Les élections législatives intervenaient en même temps que la présidentielle. Celles-ci ont vu l’Alliance populaire (menée principalement par l’AKP avec d’autres organisations nationalistes et d’extrême droite) triompher avec 53,66 % des voix, soit une légère baisse avec une perte d’une vingtaine de sièges, mais leur en garantissant tout de même une majorité absolue avec 344 députés sur 600. Ce résultat à lui seul annonçait la victoire politique de l’AKP, lui donnant une large majorité à l’Assemblée, suivi par l’Alliance de la nation (coalition allant du centre gauche à l’extrême droite) ayant récolté 33,94 % (189 sièges) et l’Alliance du travail et de la liberté (réunissant le HDP, le YSP, une organisation écosocialiste et le TIP) avec 11,70 % (64 sièges). Cette composition du Parlement garantit une majorité confortable à Erdoğan même s’il y a eu une faible progression de l’opposition.

Quelles perspectives ?

La réélection d’Erdoğan porte un coup à l’opposition et va être pour lui l’occasion de poursuivre sa politique et renforcer son pouvoir autocratique.
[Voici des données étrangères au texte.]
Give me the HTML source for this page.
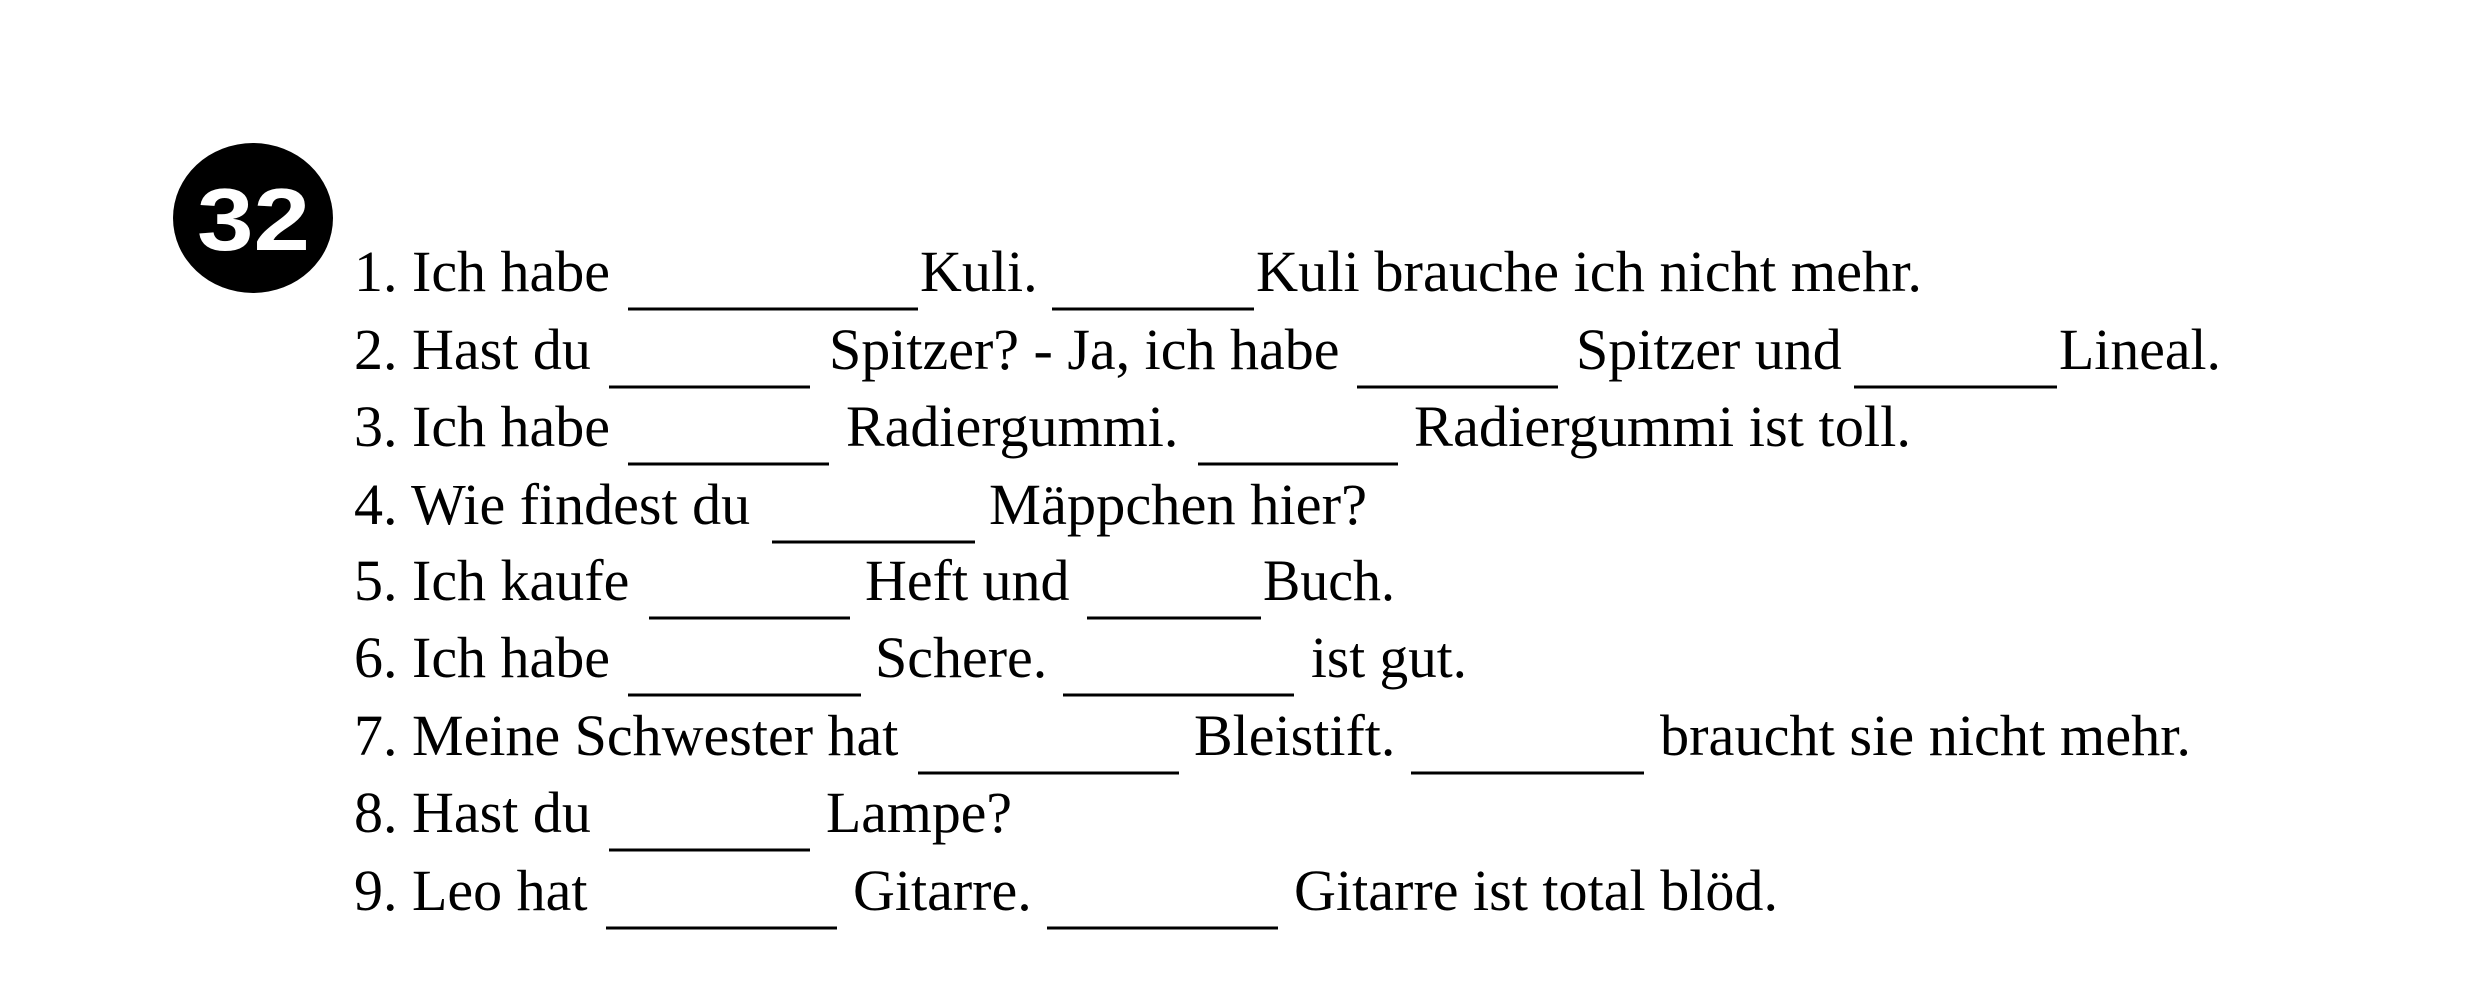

Mais le seul fait qu’il ait été cette fois mis en ballottage au premier tour, malgré le contrôle qu’il exerce sur tout l’appareil d’État, malgré l’emprisonnement de nombre d’opposants, d’opposantes et de journalistes (sans parler des bruits de fraudes électorales que ce contrôle permet), signifie que sa position n’est plus aussi solide qu’elle l’était. La contestation qui s’exprime depuis des années – depuis les manifestations du parc Gezi en 2013 jusqu’aux grèves des usines Bosch ou Renault de Bursa en 2016 notamment – s’est reflétée en partie dans ce ballottage.

Si le président turc entend bien serrer la vis politiquement à ses opposants et chercher à profiter des prochaines municipales pour remettre la main sur la mairie d’Istanbul (perdue en 2019 après 25 ans de règne de l’AKP), les grandes puissances ont l’air décidées, elles, à serrer la vis économiquement à la Turquie. Erdoğan, qui en dépend en partie, aura sûrement recours à des prêts étrangers à des taux d’intérêt élevés, ce qui risque de plonger la Turquie dans la récession. Dictature d’Erdoğan et pressions des grandes puissances et du FMI vont dans le même sens. Cela se traduira pour la population turque par de nouvelles hausses du coût de la vie et par un chômage de masse. Mais les réactions de défense de la classe ouvrière et du peuple kurde pourraient apparaître plus rapidement qu’on ne le pense.

Radu Varl

 

 

1 En 2018, selon Wikipedia, après les vagues de purges menées par Erdoğan, près de 26 000 militants et sympathisants du HDP étaient incarcérés.